IRAP’s advocacy has led to positive outcomes for individual refugees and to systemic policy advances, including: the creation of a special expedite category for LGBTI refugees seeking admission to the United States; documentation that led the Netherlands to change its asylum policy to recognize LGBTI Iraqis as a uniquely vulnerable population; and the establishment of the first precedent for an in-country referral by the U.S. Embassy in Iraq of a transgender man who would not otherwise have qualified for processing. This advance created an in-country processing system for LGBTI refugees in Iraq that was later codified in the Foreign Affairs Manual, the Department of State’s comprehensive guidance document, as a life-saving mechanism available to any U.S. Embassy in the world.

We advocate for access to counsel for LGBTI refugees seeking resettlement to the United States, and for broader use of in-country processing authority for internally displaced LGBTI individuals.

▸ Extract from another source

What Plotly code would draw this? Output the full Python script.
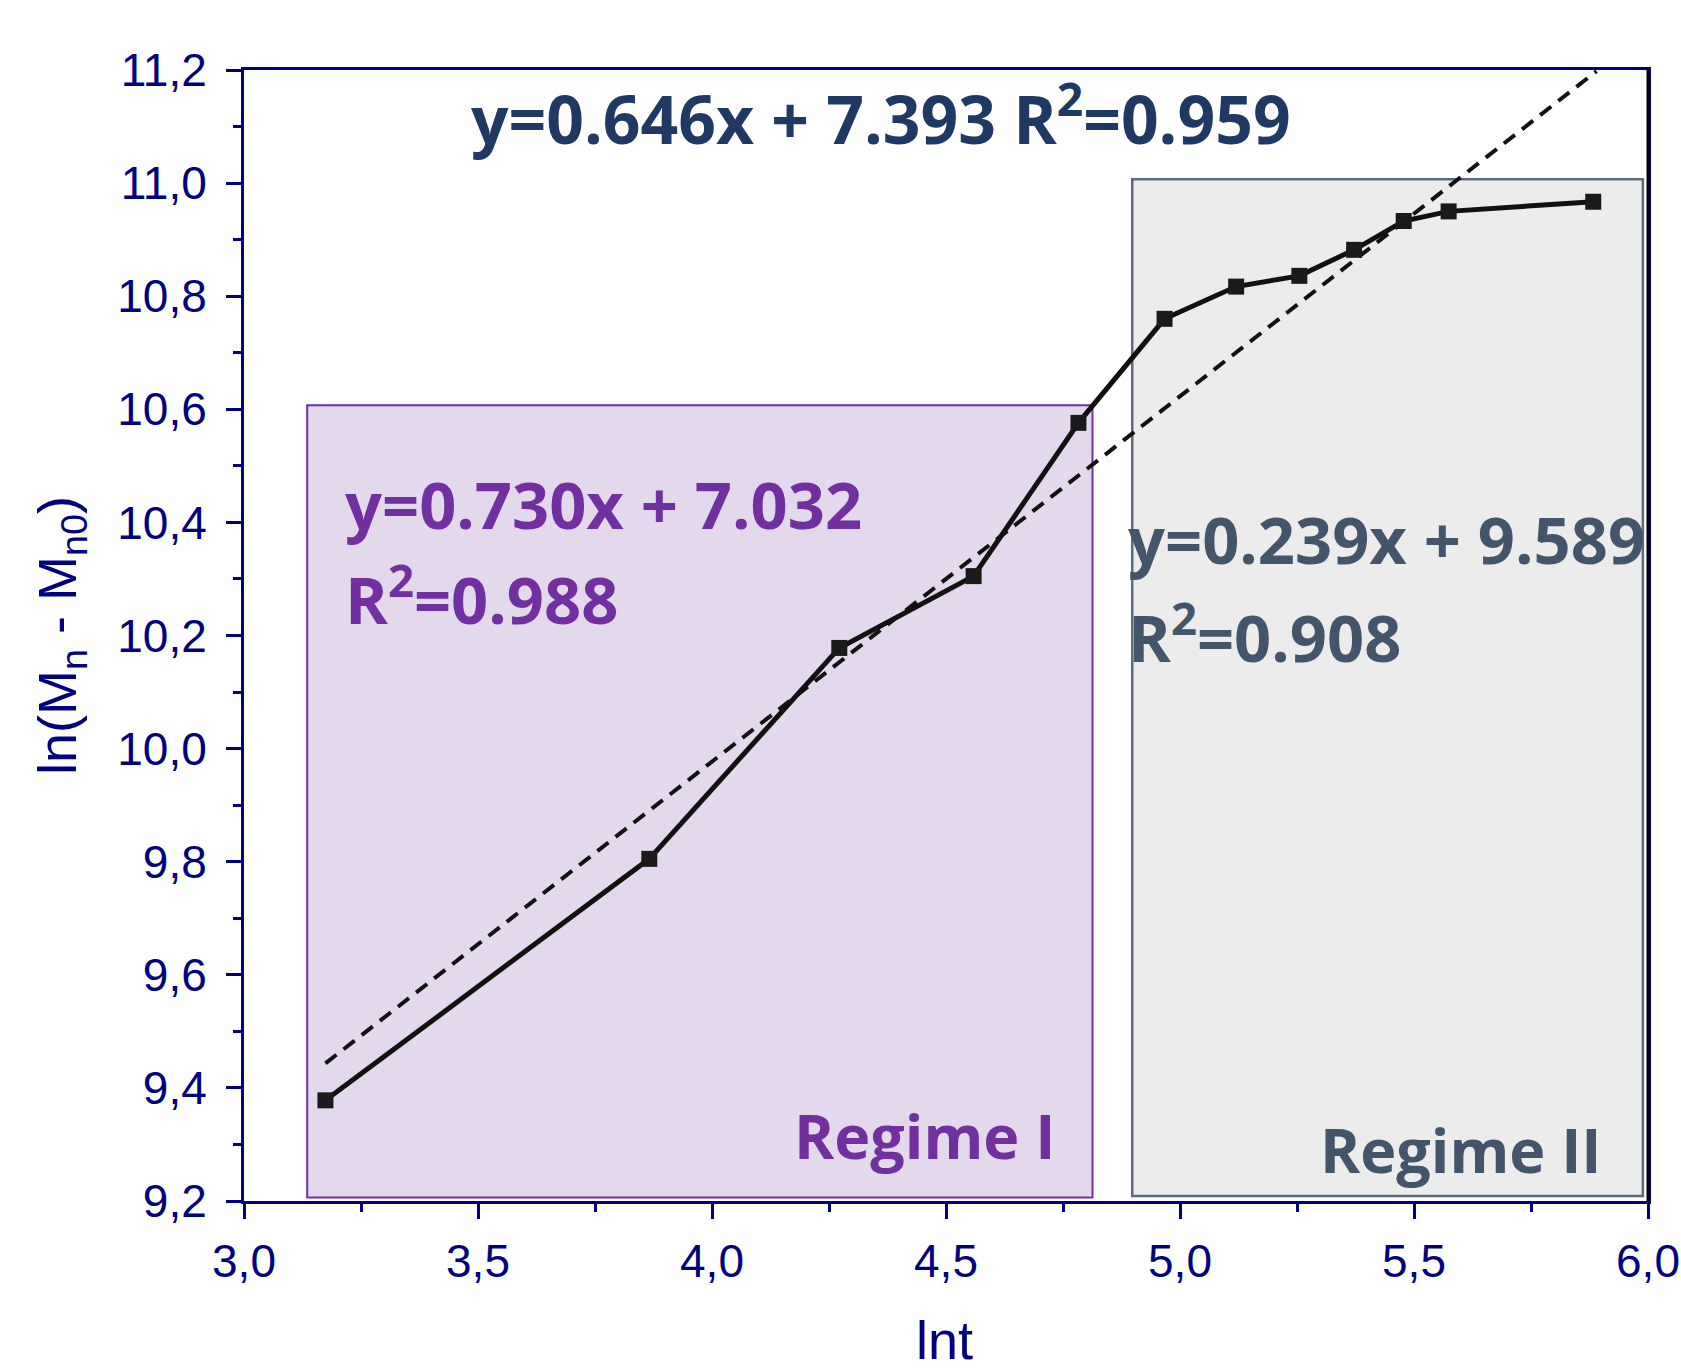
import plotly.graph_objects as go

# Data
lnt = [3.174, 3.866, 4.272, 4.559, 4.783, 4.967, 5.120, 5.255, 5.372, 5.478, 5.574, 5.883]
ln_mn = [9.378, 9.805, 10.178, 10.305, 10.576, 10.760, 10.817, 10.836, 10.882, 10.933, 10.950, 10.967]

fit_slope = 0.646
fit_intercept = 7.393
fit_x = [3.174, 5.89]
fit_y = [fit_slope * v + fit_intercept for v in fit_x]

regime1_x = [3.135, 4.813]
regime1_y = [9.206, 10.607]
regime2_x = [4.898, 5.989]
regime2_y = [9.209, 11.007]

x_range = [3.0, 6.0]
y_range = [9.2, 11.2]

NAVY = "#000080"
PURPLE = "#7030a0"
SLATE = "#44546a"
DARKBLUE = "#203864"

fig = go.Figure()

fig.add_shape(type="rect", xref="x", yref="y",
              x0=regime1_x[0], x1=regime1_x[1], y0=regime1_y[0], y1=regime1_y[1],
              fillcolor="#e4d9ec", line=dict(color=PURPLE, width=2), layer="below")
fig.add_shape(type="rect", xref="x", yref="y",
              x0=regime2_x[0], x1=regime2_x[1], y0=regime2_y[0], y1=regime2_y[1],
              fillcolor="#ececec", line=dict(color="#5d6b7d", width=2.5), layer="below")

fig.add_trace(go.Scatter(x=fit_x, y=fit_y, mode="lines",
                         line=dict(color="#111111", width=4, dash="14px,9px"),
                         showlegend=False, hoverinfo="skip"))
fig.add_trace(go.Scatter(x=lnt, y=ln_mn, mode="lines+markers",
                         line=dict(color="#111111", width=5),
                         marker=dict(symbol="square", size=16, color="#1a1a1a"),
                         showlegend=False))

bold = "Open Sans"
EQ = 65
fig.add_annotation(x=4.361, y=11.12, xref="x", yref="y", text="<b>y=0.646x + 7.393 R<sup>2</sup>=0.959</b>",
                   showarrow=False, font=dict(family=bold, size=66, color=DARKBLUE), xanchor="center", yanchor="middle")
fig.add_annotation(x=3.212, y=10.433, xref="x", yref="y", text="<b>y=0.730x + 7.032</b>",
                   showarrow=False, font=dict(family=bold, size=EQ, color=PURPLE), xanchor="left", yanchor="middle")
fig.add_annotation(x=3.212, y=10.27, xref="x", yref="y", text="<b>R<sup>2</sup>=0.988</b>",
                   showarrow=False, font=dict(family=bold, size=EQ, color=PURPLE), xanchor="left", yanchor="middle")
fig.add_annotation(x=4.885, y=10.371, xref="x", yref="y", text="<b>y=0.239x + 9.589</b>",
                   showarrow=False, font=dict(family=bold, size=EQ, color=SLATE), xanchor="left", yanchor="middle")
fig.add_annotation(x=4.885, y=10.203, xref="x", yref="y", text="<b>R<sup>2</sup>=0.908</b>",
                   showarrow=False, font=dict(family=bold, size=EQ, color=SLATE), xanchor="left", yanchor="middle")
fig.add_annotation(x=4.737, y=9.316, xref="x", yref="y", text="<b>Regime I</b>",
                   showarrow=False, font=dict(family=bold, size=61, color=PURPLE), xanchor="right", yanchor="middle")
fig.add_annotation(x=5.906, y=9.291, xref="x", yref="y", text="<b>Regime II</b>",
                   showarrow=False, font=dict(family=bold, size=61, color=SLATE), xanchor="right", yanchor="middle")

# x-axis title placed as an annotation for exact position
fig.add_annotation(x=0.499, y=-0.1225, xref="paper", yref="paper", text="lnt",
                   showarrow=False, font=dict(family="Liberation Sans, Arial", size=54, color=NAVY),
                   xanchor="center", yanchor="middle")

axis_common = dict(
    showline=True, linecolor=NAVY, linewidth=3, mirror=True,
    showgrid=False, zeroline=False, automargin=False,
    ticks="outside", ticklen=15, tickwidth=3, tickcolor=NAVY,
    tickfont=dict(family="Liberation Sans, Arial", size=46, color=NAVY),
    tickformat=".1f",
)

fig.update_xaxes(**axis_common, range=x_range, dtick=0.5, tick0=3.0,
                 ticklabelstandoff=3,
                 minor=dict(ticks="outside", ticklen=8, tickwidth=3, tickcolor=NAVY, dtick=0.25, tick0=3.0))
fig.update_yaxes(**axis_common, range=y_range, dtick=0.2, tick0=9.2,
                 ticklabelstandoff=10,
                 minor=dict(ticks="outside", ticklen=8, tickwidth=3, tickcolor=NAVY, dtick=0.1, tick0=9.2),
                 title=dict(text="ln(M<sub>n</sub> - M<sub>n0</sub>)", font=dict(family="Liberation Sans, Arial", size=54, color=NAVY), standoff=24))

# right frame edge drawn black as in the reference
fig.add_shape(type="line", xref="paper", yref="paper", x0=1, x1=1, y0=0, y1=1,
              line=dict(color="#000000", width=3))

fig.update_layout(
    width=1681, height=1369,
    margin=dict(l=244, r=33, t=70, b=168, pad=0),
    paper_bgcolor="white", plot_bgcolor="white",
    separators=",.",
    showlegend=False,
)

fig.write_html("out.html")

Children with Medical Emergencies

Nearly all refugees lack access to quality medical care, but those with chronic diseases or complex conditions are most at risk of death. Juvenile health outcomes are particularly poor, in part because many young people have lacked health care for the majority of their lives, and because the use of chemical weapons in conflicts has led to a high rate of juvenile cancers.

For many children, the only hope for treatment is resettlement or to be granted humanitarian parole to temporarily visit a developed country to receive free medical treatment for worsening or chronic conditions. IRAP works with several non-governmental organizations (NGOs) on the ground to identify children with such needs and ensure that their requests for entry are expedited.

Persecuted Religious Minorities

Across the globe, religious minorities have long histories of being persecuted. The conflicts and growing religious extremism in the Middle East have rendered many religious minorities more susceptible to abuse than at any time in recent history. In Syria and Iraq, IRAP has worked with hundreds of vulnerable individuals who are targeted because of their beliefs, including members of the Assyrian Christian, Chaldean, Sabean-Mandean, and Yazidi faiths.

Many of these cases receive expedited treatment, enabling these refugees to build new lives in the United States and several European countries. IRAP is currently leading a lawsuit challenging the mass denial of U.S. refugee resettlement to Iranian religious minorities in the Lautenberg-Specter program.